- **What the exercise asks**
Your copy should be exact, beginning at the line containing "Reproduce this chart with Plotly." and ending at the line containing "y_ticks = [0, 10, 20, 30, 40]", with both lines kept and every picture dropped.

- **Given data**

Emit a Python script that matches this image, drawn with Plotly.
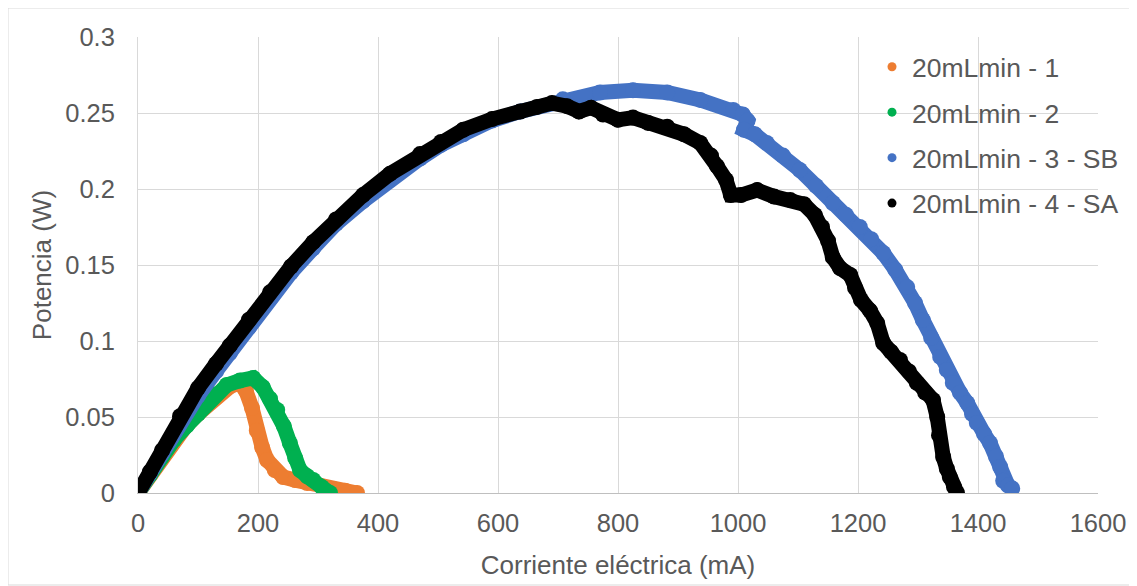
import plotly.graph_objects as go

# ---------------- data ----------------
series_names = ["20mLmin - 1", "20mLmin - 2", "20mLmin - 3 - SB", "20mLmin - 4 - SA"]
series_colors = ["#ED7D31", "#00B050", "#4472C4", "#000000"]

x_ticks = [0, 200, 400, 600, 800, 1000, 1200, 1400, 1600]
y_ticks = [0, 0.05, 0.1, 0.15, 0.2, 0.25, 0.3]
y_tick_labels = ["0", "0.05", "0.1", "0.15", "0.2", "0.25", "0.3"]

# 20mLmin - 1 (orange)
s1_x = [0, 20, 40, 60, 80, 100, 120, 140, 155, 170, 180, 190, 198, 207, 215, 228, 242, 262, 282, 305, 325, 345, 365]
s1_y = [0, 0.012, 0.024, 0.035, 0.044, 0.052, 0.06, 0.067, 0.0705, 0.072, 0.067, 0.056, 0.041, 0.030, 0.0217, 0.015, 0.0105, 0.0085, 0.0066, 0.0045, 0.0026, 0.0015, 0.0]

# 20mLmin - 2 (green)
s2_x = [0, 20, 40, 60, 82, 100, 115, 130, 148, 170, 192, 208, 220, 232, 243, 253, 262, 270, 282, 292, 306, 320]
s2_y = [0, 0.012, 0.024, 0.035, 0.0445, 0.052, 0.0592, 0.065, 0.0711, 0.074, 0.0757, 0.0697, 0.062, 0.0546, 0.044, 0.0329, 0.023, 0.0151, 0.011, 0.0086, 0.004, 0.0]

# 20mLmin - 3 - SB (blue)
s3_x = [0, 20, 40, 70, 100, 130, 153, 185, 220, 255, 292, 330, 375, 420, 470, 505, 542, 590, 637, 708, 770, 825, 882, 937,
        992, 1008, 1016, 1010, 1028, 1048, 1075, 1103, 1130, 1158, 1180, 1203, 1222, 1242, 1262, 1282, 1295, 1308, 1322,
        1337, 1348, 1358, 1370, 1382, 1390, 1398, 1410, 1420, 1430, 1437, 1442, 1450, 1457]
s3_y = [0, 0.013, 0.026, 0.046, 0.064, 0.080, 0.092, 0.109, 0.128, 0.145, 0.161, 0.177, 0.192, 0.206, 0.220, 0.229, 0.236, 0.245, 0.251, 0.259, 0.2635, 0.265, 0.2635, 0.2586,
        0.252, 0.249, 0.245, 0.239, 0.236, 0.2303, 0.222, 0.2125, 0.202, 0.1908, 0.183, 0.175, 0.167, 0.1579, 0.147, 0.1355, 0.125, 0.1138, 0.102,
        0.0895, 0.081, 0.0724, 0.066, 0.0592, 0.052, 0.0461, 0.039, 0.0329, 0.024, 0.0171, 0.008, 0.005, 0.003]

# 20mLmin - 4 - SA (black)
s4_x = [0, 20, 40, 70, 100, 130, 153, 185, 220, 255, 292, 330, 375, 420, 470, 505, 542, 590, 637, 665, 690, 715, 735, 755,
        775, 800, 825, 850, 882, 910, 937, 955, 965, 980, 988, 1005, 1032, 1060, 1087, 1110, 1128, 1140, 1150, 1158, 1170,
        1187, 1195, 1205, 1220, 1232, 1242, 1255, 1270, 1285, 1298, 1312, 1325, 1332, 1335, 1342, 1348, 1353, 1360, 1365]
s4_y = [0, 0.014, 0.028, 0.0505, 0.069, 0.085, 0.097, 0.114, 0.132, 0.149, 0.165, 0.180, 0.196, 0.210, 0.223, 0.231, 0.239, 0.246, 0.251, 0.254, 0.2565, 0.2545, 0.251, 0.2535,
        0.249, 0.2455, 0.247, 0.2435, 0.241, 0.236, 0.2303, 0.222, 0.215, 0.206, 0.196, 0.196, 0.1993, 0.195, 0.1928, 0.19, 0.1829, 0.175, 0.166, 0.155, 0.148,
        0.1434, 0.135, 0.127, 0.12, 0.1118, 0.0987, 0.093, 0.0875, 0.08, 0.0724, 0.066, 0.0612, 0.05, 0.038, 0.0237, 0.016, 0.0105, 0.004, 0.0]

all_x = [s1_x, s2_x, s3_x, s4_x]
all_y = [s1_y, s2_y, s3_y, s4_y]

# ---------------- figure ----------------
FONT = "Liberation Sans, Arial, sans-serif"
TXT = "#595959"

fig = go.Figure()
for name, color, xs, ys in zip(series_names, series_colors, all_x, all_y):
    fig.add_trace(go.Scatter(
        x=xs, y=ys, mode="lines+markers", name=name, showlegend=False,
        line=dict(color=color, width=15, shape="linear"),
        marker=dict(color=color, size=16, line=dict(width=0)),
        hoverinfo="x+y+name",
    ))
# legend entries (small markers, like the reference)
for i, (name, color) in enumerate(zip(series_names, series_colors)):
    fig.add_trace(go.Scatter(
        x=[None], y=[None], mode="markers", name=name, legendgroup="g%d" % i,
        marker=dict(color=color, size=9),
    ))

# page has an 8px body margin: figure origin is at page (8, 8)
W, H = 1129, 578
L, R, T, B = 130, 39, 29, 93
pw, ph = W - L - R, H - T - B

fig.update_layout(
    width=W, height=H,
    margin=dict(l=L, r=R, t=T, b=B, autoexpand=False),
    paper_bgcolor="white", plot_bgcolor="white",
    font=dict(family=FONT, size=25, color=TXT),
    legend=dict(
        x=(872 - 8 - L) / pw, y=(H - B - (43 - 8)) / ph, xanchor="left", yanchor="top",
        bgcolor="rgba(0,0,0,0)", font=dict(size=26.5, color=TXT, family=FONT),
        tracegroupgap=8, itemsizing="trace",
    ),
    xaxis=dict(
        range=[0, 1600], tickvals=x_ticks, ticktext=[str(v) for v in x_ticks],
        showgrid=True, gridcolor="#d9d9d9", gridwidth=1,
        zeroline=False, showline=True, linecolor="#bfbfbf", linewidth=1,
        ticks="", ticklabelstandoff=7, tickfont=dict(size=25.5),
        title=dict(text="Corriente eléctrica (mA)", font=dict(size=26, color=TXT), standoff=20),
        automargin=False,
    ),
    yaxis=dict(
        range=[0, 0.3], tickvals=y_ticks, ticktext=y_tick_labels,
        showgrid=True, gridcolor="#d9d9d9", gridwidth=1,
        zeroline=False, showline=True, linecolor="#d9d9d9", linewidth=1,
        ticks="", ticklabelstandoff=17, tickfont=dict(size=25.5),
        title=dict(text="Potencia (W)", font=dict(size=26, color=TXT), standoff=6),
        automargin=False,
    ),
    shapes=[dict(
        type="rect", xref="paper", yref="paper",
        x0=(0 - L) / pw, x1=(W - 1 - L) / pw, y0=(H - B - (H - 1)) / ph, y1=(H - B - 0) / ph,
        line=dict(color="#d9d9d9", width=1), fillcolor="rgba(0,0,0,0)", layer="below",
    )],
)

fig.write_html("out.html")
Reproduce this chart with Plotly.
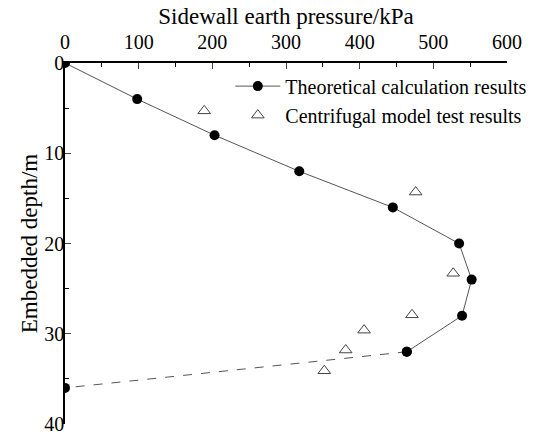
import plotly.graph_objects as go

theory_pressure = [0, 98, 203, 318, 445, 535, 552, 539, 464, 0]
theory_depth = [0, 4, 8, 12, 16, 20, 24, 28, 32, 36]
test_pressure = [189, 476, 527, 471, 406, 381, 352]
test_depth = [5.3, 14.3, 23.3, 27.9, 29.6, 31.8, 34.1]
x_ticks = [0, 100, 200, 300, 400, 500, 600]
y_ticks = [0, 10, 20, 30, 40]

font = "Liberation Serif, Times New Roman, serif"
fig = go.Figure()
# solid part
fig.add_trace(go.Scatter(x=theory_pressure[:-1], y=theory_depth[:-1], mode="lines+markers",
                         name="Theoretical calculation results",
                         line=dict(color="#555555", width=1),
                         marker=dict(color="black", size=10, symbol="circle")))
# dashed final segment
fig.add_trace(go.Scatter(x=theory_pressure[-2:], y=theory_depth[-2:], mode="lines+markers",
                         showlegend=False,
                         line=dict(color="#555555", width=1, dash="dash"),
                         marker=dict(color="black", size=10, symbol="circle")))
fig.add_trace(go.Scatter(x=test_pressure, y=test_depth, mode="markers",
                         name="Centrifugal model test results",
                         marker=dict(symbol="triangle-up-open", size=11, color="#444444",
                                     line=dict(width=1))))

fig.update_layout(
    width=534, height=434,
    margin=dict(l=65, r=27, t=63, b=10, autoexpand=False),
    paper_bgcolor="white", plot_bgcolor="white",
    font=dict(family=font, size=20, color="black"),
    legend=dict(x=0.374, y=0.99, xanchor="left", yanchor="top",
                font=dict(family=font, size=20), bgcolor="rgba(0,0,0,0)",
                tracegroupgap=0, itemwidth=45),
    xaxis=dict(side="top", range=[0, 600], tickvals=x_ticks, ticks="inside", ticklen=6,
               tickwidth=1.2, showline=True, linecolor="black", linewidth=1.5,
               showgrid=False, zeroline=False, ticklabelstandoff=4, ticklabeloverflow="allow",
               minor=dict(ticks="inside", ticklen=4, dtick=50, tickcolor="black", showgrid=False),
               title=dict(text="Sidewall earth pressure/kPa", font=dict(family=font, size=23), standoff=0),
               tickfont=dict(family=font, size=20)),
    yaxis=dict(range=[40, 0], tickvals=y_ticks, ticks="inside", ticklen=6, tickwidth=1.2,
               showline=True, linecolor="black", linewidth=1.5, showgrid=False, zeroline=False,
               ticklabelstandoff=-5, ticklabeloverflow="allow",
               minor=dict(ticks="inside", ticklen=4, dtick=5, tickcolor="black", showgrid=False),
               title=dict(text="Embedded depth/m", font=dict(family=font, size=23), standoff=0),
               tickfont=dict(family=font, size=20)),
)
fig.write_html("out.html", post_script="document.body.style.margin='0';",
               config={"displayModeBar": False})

--

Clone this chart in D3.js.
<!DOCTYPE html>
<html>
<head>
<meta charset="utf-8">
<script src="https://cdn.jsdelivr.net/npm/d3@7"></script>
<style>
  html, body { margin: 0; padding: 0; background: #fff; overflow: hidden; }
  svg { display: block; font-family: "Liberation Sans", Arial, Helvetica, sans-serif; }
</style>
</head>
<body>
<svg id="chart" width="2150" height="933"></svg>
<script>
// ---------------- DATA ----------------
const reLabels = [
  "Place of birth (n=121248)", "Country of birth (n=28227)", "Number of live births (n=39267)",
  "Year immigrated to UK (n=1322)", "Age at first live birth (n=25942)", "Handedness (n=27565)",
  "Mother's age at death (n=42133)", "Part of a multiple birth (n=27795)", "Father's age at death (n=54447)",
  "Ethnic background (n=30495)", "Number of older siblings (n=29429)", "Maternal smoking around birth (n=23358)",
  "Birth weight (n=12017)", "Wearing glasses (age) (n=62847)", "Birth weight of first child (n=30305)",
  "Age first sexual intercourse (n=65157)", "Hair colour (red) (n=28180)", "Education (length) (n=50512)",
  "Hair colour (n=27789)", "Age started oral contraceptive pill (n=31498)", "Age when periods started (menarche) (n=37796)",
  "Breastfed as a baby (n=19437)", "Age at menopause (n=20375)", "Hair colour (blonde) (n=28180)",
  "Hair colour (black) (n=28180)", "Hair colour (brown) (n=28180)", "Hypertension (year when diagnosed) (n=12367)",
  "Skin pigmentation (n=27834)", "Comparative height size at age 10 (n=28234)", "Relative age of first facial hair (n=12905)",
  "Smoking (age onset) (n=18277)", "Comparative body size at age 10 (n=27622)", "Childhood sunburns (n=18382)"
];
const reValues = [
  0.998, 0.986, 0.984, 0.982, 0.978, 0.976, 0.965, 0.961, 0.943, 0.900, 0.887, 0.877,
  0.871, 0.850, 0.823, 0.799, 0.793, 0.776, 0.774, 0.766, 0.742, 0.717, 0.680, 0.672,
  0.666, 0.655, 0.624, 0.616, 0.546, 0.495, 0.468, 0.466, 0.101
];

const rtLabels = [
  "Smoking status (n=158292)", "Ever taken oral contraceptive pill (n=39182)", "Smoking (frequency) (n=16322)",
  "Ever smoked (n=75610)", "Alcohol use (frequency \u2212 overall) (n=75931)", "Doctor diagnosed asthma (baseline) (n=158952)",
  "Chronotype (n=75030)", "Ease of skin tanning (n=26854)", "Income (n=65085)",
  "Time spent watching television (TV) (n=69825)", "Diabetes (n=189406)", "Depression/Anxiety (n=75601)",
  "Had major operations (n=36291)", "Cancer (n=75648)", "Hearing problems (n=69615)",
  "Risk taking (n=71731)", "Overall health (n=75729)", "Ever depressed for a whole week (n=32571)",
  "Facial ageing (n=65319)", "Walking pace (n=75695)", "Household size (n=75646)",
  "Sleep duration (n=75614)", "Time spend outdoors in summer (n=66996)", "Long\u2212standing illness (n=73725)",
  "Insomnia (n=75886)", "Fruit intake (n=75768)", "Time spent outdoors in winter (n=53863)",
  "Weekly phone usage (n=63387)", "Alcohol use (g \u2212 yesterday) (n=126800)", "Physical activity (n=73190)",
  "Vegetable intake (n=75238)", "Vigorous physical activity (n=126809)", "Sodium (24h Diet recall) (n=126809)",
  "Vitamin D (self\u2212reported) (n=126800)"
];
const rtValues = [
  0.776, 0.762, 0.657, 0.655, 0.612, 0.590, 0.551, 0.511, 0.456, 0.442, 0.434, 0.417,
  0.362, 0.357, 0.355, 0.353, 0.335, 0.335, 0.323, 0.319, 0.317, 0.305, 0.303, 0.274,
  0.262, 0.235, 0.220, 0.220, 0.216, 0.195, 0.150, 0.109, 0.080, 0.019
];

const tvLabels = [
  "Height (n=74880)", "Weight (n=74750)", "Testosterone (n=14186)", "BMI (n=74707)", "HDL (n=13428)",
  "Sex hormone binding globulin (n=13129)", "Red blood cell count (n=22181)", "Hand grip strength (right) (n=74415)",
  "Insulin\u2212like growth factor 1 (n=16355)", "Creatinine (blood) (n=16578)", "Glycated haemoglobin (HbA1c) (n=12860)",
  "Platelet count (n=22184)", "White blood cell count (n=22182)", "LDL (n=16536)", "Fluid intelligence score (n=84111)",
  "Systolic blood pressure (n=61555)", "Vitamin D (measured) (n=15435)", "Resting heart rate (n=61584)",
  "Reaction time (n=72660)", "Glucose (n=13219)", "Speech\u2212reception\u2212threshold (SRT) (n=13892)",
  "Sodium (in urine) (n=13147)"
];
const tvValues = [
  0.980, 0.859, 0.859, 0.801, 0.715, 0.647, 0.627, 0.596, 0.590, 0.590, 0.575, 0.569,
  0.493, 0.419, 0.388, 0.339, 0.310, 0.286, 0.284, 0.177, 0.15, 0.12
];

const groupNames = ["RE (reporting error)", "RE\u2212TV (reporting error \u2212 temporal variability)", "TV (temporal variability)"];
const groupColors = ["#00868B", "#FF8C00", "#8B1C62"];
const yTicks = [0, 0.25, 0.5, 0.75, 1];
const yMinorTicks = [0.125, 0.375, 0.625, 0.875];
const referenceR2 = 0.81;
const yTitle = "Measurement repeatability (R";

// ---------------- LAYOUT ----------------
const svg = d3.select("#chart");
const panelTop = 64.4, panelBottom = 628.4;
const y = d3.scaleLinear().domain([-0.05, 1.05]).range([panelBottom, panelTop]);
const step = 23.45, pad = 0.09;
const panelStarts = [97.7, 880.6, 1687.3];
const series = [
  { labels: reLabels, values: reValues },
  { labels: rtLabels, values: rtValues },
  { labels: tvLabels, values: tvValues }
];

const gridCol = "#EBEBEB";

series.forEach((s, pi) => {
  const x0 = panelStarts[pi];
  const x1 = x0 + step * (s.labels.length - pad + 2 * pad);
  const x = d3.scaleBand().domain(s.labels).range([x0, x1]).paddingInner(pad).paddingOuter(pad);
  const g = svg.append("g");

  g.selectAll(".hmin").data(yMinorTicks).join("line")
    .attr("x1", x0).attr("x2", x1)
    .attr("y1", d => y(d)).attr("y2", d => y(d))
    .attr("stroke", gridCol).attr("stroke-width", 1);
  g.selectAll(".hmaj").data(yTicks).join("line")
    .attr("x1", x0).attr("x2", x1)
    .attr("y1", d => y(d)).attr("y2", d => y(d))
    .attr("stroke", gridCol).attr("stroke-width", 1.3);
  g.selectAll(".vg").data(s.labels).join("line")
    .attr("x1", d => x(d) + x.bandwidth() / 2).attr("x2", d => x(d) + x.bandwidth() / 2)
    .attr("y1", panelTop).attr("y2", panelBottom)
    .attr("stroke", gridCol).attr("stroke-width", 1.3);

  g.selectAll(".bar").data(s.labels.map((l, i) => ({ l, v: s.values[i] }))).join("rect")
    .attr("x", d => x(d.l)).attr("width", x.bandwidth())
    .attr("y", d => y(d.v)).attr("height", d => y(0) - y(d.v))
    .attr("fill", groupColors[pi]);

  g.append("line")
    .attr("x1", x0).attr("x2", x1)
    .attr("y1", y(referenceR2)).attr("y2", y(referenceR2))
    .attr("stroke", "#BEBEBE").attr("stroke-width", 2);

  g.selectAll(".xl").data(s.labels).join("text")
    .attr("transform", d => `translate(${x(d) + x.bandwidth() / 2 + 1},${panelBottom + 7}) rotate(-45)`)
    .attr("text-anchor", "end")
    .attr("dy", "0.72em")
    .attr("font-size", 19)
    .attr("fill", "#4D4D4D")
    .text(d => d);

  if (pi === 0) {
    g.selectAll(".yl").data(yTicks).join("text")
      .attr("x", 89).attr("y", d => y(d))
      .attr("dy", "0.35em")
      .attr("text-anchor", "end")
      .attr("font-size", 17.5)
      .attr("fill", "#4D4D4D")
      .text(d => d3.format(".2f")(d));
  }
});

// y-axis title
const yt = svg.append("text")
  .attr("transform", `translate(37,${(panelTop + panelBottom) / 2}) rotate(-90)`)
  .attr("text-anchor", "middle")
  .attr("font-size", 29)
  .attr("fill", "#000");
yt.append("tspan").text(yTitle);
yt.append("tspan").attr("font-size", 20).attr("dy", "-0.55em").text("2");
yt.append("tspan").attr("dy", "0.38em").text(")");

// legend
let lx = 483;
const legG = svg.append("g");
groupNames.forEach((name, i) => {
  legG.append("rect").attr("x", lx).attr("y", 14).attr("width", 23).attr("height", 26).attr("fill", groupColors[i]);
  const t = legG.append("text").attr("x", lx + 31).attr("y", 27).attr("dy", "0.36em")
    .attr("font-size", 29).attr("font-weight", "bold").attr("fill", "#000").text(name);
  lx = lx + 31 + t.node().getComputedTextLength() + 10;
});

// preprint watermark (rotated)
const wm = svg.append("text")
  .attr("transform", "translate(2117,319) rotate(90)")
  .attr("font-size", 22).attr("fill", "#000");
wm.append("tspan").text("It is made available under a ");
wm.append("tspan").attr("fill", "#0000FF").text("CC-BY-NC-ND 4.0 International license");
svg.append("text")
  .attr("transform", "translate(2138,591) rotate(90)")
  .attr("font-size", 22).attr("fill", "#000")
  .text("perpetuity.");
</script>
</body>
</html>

...

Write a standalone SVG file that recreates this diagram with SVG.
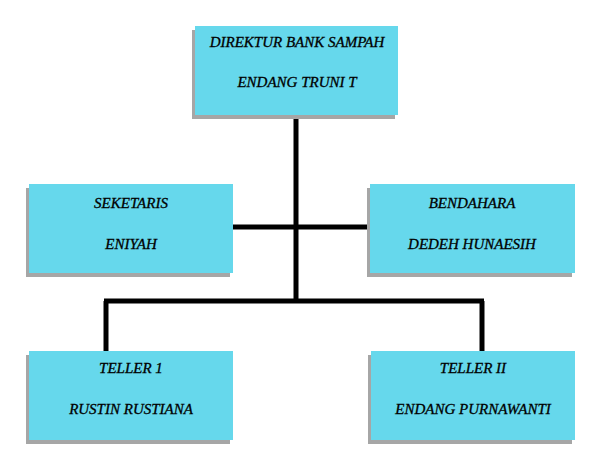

- **Written answer**
Reproduce this chart with Plotly.
import plotly.graph_objects as go

theory_pressure = [0, 98, 203, 318, 445, 535, 552, 539, 464, 0]
theory_depth = [0, 4, 8, 12, 16, 20, 24, 28, 32, 36]
test_pressure = [189, 476, 527, 471, 406, 381, 352]
test_depth = [5.3, 14.3, 23.3, 27.9, 29.6, 31.8, 34.1]
x_ticks = [0, 100, 200, 300, 400, 500, 600]
y_ticks = [0, 10, 20, 30, 40]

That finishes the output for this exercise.